You can find the original New Yorker article here.
Hello and welcome to the Analog Diary.
For a long time, I’ve struggled with a tension in my life. It’s nothing worrying, and it’s a privilege to have this tension, but it’s been there nonetheless. It’s a tension, I think, that stems from potential far-reaching consequences. It’s the tension between analog and digital.
Now, what exactly do I mean by this? I mean that I have, for the most part, grown up with technology and enjoy using it. I’m a big Apple fan. Their balance of design and function suits my aesthetic taste perfectly. However, technology has replaced much of what we used to turn to paper, pen, mail, and phone-call for.
But somewhere along the line, I developed a real love for these analog objects. I have a love of typewriters that is getting close to out-of-hand, a serious love of fountain pens, notebooks, paper, letters, real,tangible books, and film cameras. The very same things I enjoy the technological solutions for.
I enjoy writing digitally, and apps like Ulysses afford a wonderful experience that is both clean and functional, so I have no real need for a typewriter. I have apps that manage my todos unimaginably well, such as Things 3, so I have no real need for Field Notes or fountain pens. I have an iPad Pro and Apple Pencil, so I have no real need for paper notebooks for classwork or journaling. I have email, text, Facebook Messenger, WhatsApp, and Snapchat, so I have no need to send a real letter through the mail. I have a Kindle, which is far more convenient, instant, and portable than most books. I have a digital solution for every one of my analog passions. And yet, whenever I lose touch with my analog passions and go “too digital,” I really miss them. But it’s not the function I’m missing. It’s the experience.

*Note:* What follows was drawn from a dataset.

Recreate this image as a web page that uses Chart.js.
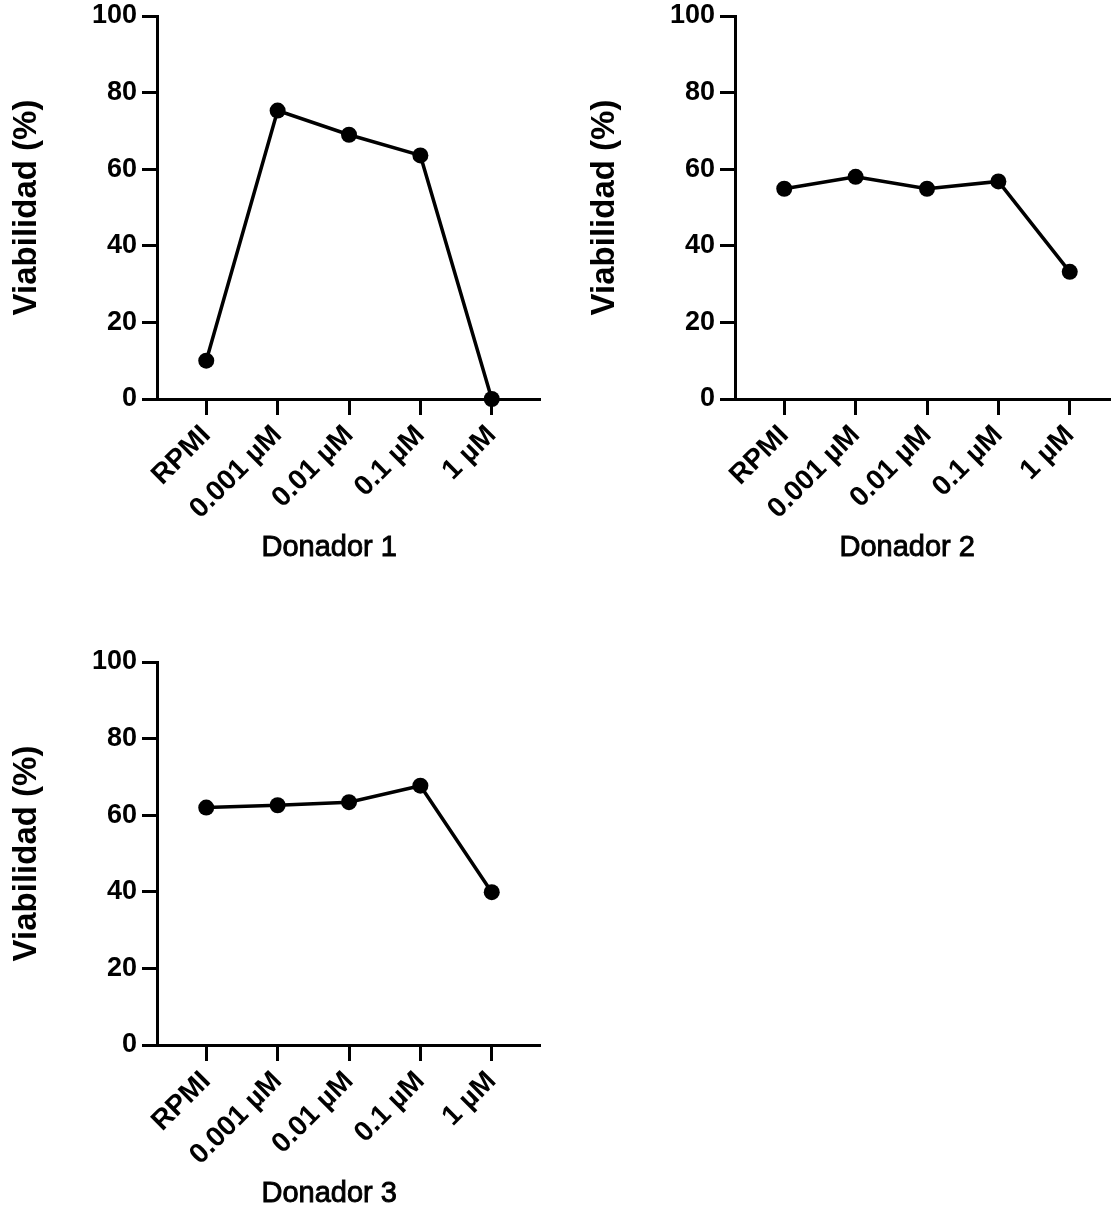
<!DOCTYPE html>
<html>
<head>
<meta charset="utf-8">
<script src="https://cdn.jsdelivr.net/npm/chart.js@4"></script>
<style>
  html, body { margin: 0; padding: 0; background: #fff; overflow: hidden; width: 1111px; height: 1206px; }
  canvas { position: absolute; }
</style>
</head>
<body>
<canvas id="c1" width="541" height="580" style="left:0;top:0"></canvas>
<canvas id="c2" width="541" height="580" style="left:578px;top:0"></canvas>
<canvas id="c3" width="541" height="580" style="left:0;top:646px"></canvas>
<script>
// doses on the x axis
const categories = ['RPMI', '0.001 µM', '0.01 µM', '0.1 µM', '1 µM'];
const yTicks = [0, 20, 40, 60, 80, 100];

// viability (%) per donor
const donador1 = [10, 75.3, 69, 63.6, 0];
const donador2 = [54.9, 58, 54.9, 56.8, 33.2];
const donador3 = [62, 62.6, 63.4, 67.7, 39.9];

const FONT = "'Liberation Sans', Arial, Helvetica, sans-serif";
const TICK_FONT = { family: FONT, size: 28, weight: 'bold' };

// x caption, centred under the slanted tick labels rather than the axis
const caption = {
  id: 'caption',
  afterDraw(chart, args, opts) {
    const { ctx, chartArea } = chart;
    const sx = chart.scales.x;
    ctx.save();
    ctx.font = `bold ${TICK_FONT.size}px ${FONT}`;
    let lo = Infinity, hi = -Infinity;
    categories.forEach((c, i) => {
      const px = sx.getPixelForValue(i);
      lo = Math.min(lo, px - ctx.measureText(c).width * Math.SQRT1_2);
      hi = Math.max(hi, px + TICK_FONT.size * 0.35);
    });
    ctx.font = `29px ${FONT}`;
    ctx.fillStyle = '#000';
    ctx.strokeStyle = '#000';
    ctx.lineWidth = 0.9;
    ctx.textAlign = 'center';
    ctx.textBaseline = 'middle';
    const y = chartArea.bottom + 149;
    ctx.fillText(opts.text, (lo + hi) / 2, y);
    ctx.strokeText(opts.text, (lo + hi) / 2, y);
    ctx.restore();
  }
};

function panel(id, title, values) {
  const ctx = document.getElementById(id).getContext('2d');
  return new Chart(ctx, {
    type: 'line',
    data: {
      datasets: [{
        data: values.map((v, i) => ({ x: i, y: v })),
        borderColor: '#000',
        backgroundColor: '#000',
        borderWidth: 3.5,
        pointRadius: 8,
        pointHoverRadius: 8,
        pointBorderWidth: 0,
        tension: 0,
        clip: false
      }]
    },
    plugins: [caption],
    options: {
      responsive: false,
      animation: false,
      devicePixelRatio: 1,
      layout: { autoPadding: false, padding: { top: 16, right: 0, left: 0, bottom: 0 } },
      plugins: {
        legend: { display: false },
        tooltip: { enabled: false },
        caption: { text: title }
      },
      scales: {
        x: {
          type: 'linear',
          min: -0.69,
          max: 4.69,
          afterBuildTicks: s => { s.ticks = categories.map((_, i) => ({ value: i })); },
          afterFit: s => { s.height = 181; s.paddingLeft = 0; s.paddingRight = 0; },
          grid: { drawOnChartArea: false, tickLength: 16, lineWidth: 3, color: '#000' },
          border: { color: '#000', width: 3 },
          ticks: {
            autoSkip: false,
            maxRotation: 45,
            minRotation: 45,
            padding: 4,
            color: '#000',
            font: TICK_FONT,
            callback: v => categories[v]
          }
        },
        y: {
          min: 0,
          max: 100,
          afterBuildTicks: s => { s.ticks = yTicks.map(v => ({ value: v })); },
          afterFit: s => { s.width = 157; s.paddingTop = 0; s.paddingBottom = 0; },
          grid: { drawOnChartArea: false, tickLength: 15, lineWidth: 3, color: '#000' },
          border: { color: '#000', width: 3 },
          ticks: {
            padding: 5,
            color: '#000',
            font: { family: FONT, size: 27, weight: 'bold' }
          },
          title: {
            display: true,
            text: 'Viabilidad (%)',
            color: '#000',
            font: { family: FONT, size: 33, weight: 'bold' },
            padding: { top: 7, bottom: 0 }
          }
        }
      }
    }
  });
}

panel('c1', 'Donador 1', donador1);
panel('c2', 'Donador 2', donador2);
panel('c3', 'Donador 3', donador3);
</script>
</body>
</html>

The click-clack-ding of a typewriter, the smoothness of ivory-white paper, the weight of a well-made, freshly-inked fountain pen—these are experiences that cannot be transferred over to my iPad (though Tom Hanks has tried.) Emails get deleted, letters get placed in a drawer. If something can be deleted at the click of a button, did it ever really exist? My future grandchildren will not go searching through my emails from 2018, but they very well could happen upon an old letter I wrote their grandmother. I do not leave my impressions on a Kindle book for someone else to discover, but the physical books I read are irreversibly stained with my impressions and stored in a library that represents who I am. When I tap the shutter button on the Camera app of my iPhone, who really knows how that moment is being captured? The physical process of film photography literally captures the light particles in a certain space at a certain time and records that on a piece of material—that is your photograph. The same cannot be said of digital photography.

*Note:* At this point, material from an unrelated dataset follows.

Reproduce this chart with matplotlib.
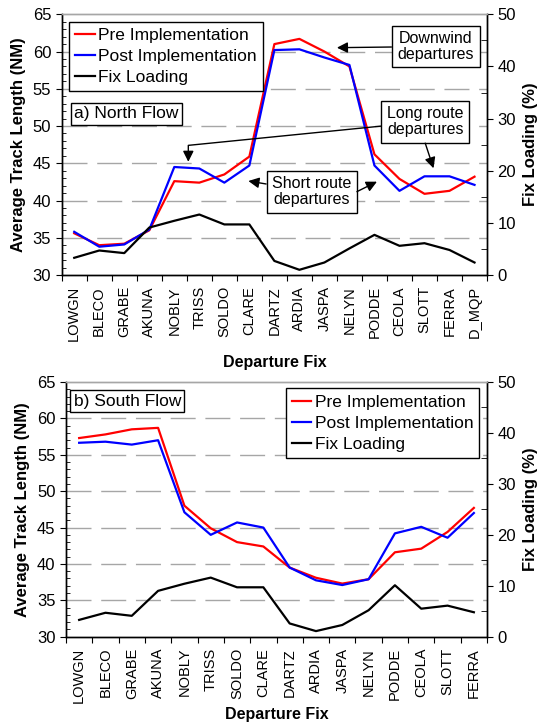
import numpy as np
import matplotlib
matplotlib.use("Agg")
import matplotlib.pyplot as plt
from matplotlib.ticker import MultipleLocator, FixedLocator, NullFormatter, FixedFormatter

plt.rcParams['font.family'] = ['Liberation Sans', 'DejaVu Sans']

# North flow (a)
north_fixes = ['LOWGN', 'BLECO', 'GRABE', 'AKUNA', 'NOBLY', 'TRISS', 'SOLDO', 'CLARE', 'DARTZ',
               'ARDIA', 'JASPA', 'NELYN', 'PODDE', 'CEOLA', 'SLOTT', 'FERRA', 'D_MQP']
north_pre = [35.6, 34.0, 34.2, 36.0, 42.6, 42.4, 43.5, 45.9, 61.0, 61.7, 60.0, 58.0, 46.2, 42.9, 40.9, 41.3, 43.2]
north_post = [35.8, 33.8, 34.1, 36.1, 44.5, 44.3, 42.4, 44.7, 60.2, 60.3, 59.2, 58.2, 44.7, 41.3, 43.25, 43.25, 42.1]
north_load = [3.3, 4.7, 4.2, 9.1, 10.4, 11.6, 9.7, 9.7, 2.7, 1.0, 2.4, 5.1, 7.7, 5.6, 6.1, 4.8, 2.4]

# South flow (b)
south_fixes = ['LOWGN', 'BLECO', 'GRABE', 'AKUNA', 'NOBLY', 'TRISS', 'SOLDO', 'CLARE', 'DARTZ',
               'ARDIA', 'JASPA', 'NELYN', 'PODDE', 'CEOLA', 'SLOTT', 'FERRA']
south_pre = [57.3, 57.8, 58.5, 58.7, 48.0, 44.9, 43.0, 42.4, 39.5, 38.1, 37.3, 37.9, 41.6, 42.1, 44.4, 47.7]
south_post = [56.65, 56.8, 56.4, 57.0, 47.1, 44.0, 45.7, 45.0, 39.5, 37.75, 37.1, 37.9, 44.2, 45.1, 43.6, 47.0]
south_load = [3.3, 4.7, 4.1, 9.0, 10.4, 11.6, 9.7, 9.7, 2.6, 1.1, 2.3, 5.2, 10.1, 5.5, 6.1, 4.8]

LW = 1.6
GRID = dict(color='#a6a6a6', linewidth=1.0, linestyle=(0, (18, 7)))


def make_panel(ax, fixes, pre, post, load, legend_loc, xpad):
    n = len(fixes)
    x = np.arange(n)
    ax2 = ax.twinx()
    l1, = ax.plot(x, pre, color='#ff0000', lw=LW, label='Pre Implementation')
    l2, = ax.plot(x, post, color='#0000ff', lw=LW, label='Post Implementation')
    l3, = ax2.plot(x, load, color='black', lw=LW, label='Fix Loading')

    ax.set_xlim(-0.5, n - 0.5)
    ax.set_ylim(30, 65)
    ax2.set_ylim(0, 50)

    # left axis
    ax.yaxis.set_major_locator(MultipleLocator(5))
    ax.yaxis.set_minor_locator(MultipleLocator(1))
    ax.tick_params(axis='y', which='major', direction='out', length=4, labelsize=12)
    ax.tick_params(axis='y', which='minor', direction='in', length=3)
    for v in range(35, 65, 5):
        ax.axhline(v, zorder=0, **GRID)

    # right axis
    ax2.yaxis.set_major_locator(MultipleLocator(10))
    ax2.yaxis.set_minor_locator(MultipleLocator(5))
    ax2.tick_params(axis='y', which='major', direction='out', length=4, labelsize=12)
    ax2.tick_params(axis='y', which='minor', direction='in', length=4)

    # category ticks between fixes, labels at centers
    ax.xaxis.set_major_locator(FixedLocator(np.arange(n + 1) - 0.5))
    ax.xaxis.set_major_formatter(NullFormatter())
    ax.xaxis.set_minor_locator(FixedLocator(x))
    ax.xaxis.set_minor_formatter(FixedFormatter(fixes))
    ax.tick_params(axis='x', which='major', direction='out', length=4)
    ax.tick_params(axis='x', which='minor', length=0, labelsize=10.5, rotation=90, pad=8)

    for a in (ax, ax2):
        a.spines['top'].set_color('#a6a6a6')
        a.spines['top'].set_linewidth(1.0)
        for s in ('left', 'right', 'bottom'):
            a.spines[s].set_linewidth(1.0)

    ax.set_ylabel('Average Track Length (NM)', fontsize=12, fontweight='bold', labelpad=5)
    ax2.set_ylabel('Fix Loading (%)', fontsize=12, fontweight='bold', labelpad=5)
    ax.set_xlabel('Departure Fix', fontsize=11.5, fontweight='bold', labelpad=xpad)

    leg = ax2.legend(handles=[l1, l2, l3], loc='upper left', bbox_to_anchor=legend_loc,
                     fontsize=12.5, frameon=True, fancybox=False, framealpha=1,
                     edgecolor='black', handlelength=1.1, handletextpad=0.2,
                     labelspacing=0.35, borderpad=0.35, borderaxespad=0)
    leg.get_frame().set_linewidth(1.0)
    return ax2


fig = plt.figure(figsize=(5.4, 7.26), dpi=100)
ax_a = fig.add_axes([0.1143, 0.6212, 0.7876, 0.3591])
ax_b = fig.add_axes([0.1222, 0.1230, 0.7797, 0.3508])

BOX = dict(boxstyle='square,pad=0.35', fc='white', ec='black', lw=1.0)
TAG = dict(boxstyle='square,pad=0.2', fc='white', ec='black', lw=1.0)
ARROW = dict(arrowstyle='-|>', color='black', lw=1.0, mutation_scale=16, shrinkA=0, shrinkB=0)

a2 = make_panel(ax_a, north_fixes, north_pre, north_post, north_load, (0.018, 0.972), 10)
ax_a.text(0.03, 0.6176, 'a) North Flow', transform=ax_a.transAxes, fontsize=12.5,
          ha='left', va='center', bbox=TAG, zorder=5)

b2 = make_panel(ax_b, south_fixes, south_pre, south_post, south_load, (0.5226, 0.975), 3)
ax_b.text(0.018, 0.925, 'b) South Flow', transform=ax_b.transAxes, fontsize=12.5,
          ha='left', va='center', bbox=TAG, zorder=5)

# annotations on panel a (data coords: fix index, NM)
a2.annotate('Downwind\ndepartures', xy=(10.5, 60.52), xycoords=ax_a.transData,
            xytext=(14.45, 60.68), textcoords=ax_a.transData,
            ha='center', va='center', fontsize=11.5, linespacing=1.05, bbox=BOX, arrowprops=ARROW)

a2.annotate('Long route\ndepartures', xy=(4.56, 45.2), xycoords=ax_a.transData,
            xytext=(14.03, 50.58), textcoords=ax_a.transData,
            ha='center', va='center', fontsize=11.5, linespacing=1.05, bbox=BOX,
            arrowprops=dict(ARROW, connectionstyle='angle,angleA=185.7,angleB=90,rad=0'))
a2.annotate('', xy=(14.36, 44.33), xycoords=ax_a.transData,
            xytext=(14.03, 47.7), textcoords=ax_a.transData, arrowprops=ARROW)

a2.annotate('Short route\ndepartures', xy=(6.96, 42.62), xycoords=ax_a.transData,
            xytext=(9.5, 41.19), textcoords=ax_a.transData,
            ha='center', va='center', fontsize=11.5, linespacing=1.05, bbox=BOX, arrowprops=ARROW)
a2.annotate('', xy=(12.1, 42.53), xycoords=ax_a.transData,
            xytext=(11.3, 41.19), textcoords=ax_a.transData, arrowprops=ARROW)

fig.savefig('out.png', dpi=100)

So, what is this blog? It is a place to collect, converse, and convert. For those who already know the joys of any of these analog passions, share your collections and collect yourselves here. For those on both sides of the fence (or somewhere on the fence,) it is a place to converse, and for those who have yet to see the beautiful experiences to be had with the analog versions of their digitized lives, it is a place to be converted—a place to understand and appreciate methods of communication and memory-recording that have, for the most part, survived centuries.

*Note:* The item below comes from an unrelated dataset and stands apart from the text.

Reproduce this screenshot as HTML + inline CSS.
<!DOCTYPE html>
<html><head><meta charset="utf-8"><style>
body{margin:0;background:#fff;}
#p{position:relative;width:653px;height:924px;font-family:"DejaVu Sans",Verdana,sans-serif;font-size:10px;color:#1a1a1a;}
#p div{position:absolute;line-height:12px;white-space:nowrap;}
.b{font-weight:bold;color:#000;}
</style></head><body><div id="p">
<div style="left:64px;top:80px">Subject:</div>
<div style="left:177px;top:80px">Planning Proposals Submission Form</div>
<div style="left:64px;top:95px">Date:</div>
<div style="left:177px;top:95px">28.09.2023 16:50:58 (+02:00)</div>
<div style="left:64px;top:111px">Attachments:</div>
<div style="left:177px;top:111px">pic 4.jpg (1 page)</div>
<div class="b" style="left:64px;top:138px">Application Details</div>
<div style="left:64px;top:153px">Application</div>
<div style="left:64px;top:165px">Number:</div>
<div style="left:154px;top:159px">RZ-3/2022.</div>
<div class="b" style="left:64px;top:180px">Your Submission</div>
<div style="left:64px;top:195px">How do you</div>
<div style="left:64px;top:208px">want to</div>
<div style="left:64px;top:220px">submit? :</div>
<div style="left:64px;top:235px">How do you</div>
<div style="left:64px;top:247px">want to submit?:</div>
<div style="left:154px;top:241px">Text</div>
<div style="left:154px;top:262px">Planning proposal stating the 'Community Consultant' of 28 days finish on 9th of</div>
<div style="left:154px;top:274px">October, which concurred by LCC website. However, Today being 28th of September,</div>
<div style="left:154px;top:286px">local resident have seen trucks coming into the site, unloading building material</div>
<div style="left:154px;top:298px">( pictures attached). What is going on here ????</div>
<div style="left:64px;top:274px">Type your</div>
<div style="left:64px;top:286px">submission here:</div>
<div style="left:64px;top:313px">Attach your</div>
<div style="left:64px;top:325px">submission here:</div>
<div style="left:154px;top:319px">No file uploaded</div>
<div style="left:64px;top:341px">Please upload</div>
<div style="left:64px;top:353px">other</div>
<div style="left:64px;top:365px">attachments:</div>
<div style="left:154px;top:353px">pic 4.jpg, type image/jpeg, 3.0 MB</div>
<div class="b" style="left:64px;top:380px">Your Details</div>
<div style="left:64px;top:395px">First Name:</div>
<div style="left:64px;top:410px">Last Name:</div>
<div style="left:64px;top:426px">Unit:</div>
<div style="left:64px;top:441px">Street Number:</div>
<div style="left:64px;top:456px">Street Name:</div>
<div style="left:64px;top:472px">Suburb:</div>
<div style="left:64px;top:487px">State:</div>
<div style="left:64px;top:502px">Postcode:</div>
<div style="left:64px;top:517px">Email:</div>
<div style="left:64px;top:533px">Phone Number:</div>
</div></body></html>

It is a place to step away from the digital world and appreciate objects designed for a singular purpose, be that to write, to be written on, to capture, or to communicate.
Unfortunately, this is ultimately a digital space, and I am aware of the irony there. If this could be a weekly newsletter sent to your mailbox and not your inbox, nothing would make me happier. But at least for now, the internet is free and USPS is not. I hope that after reading these final words, you turn off your screen and open your book.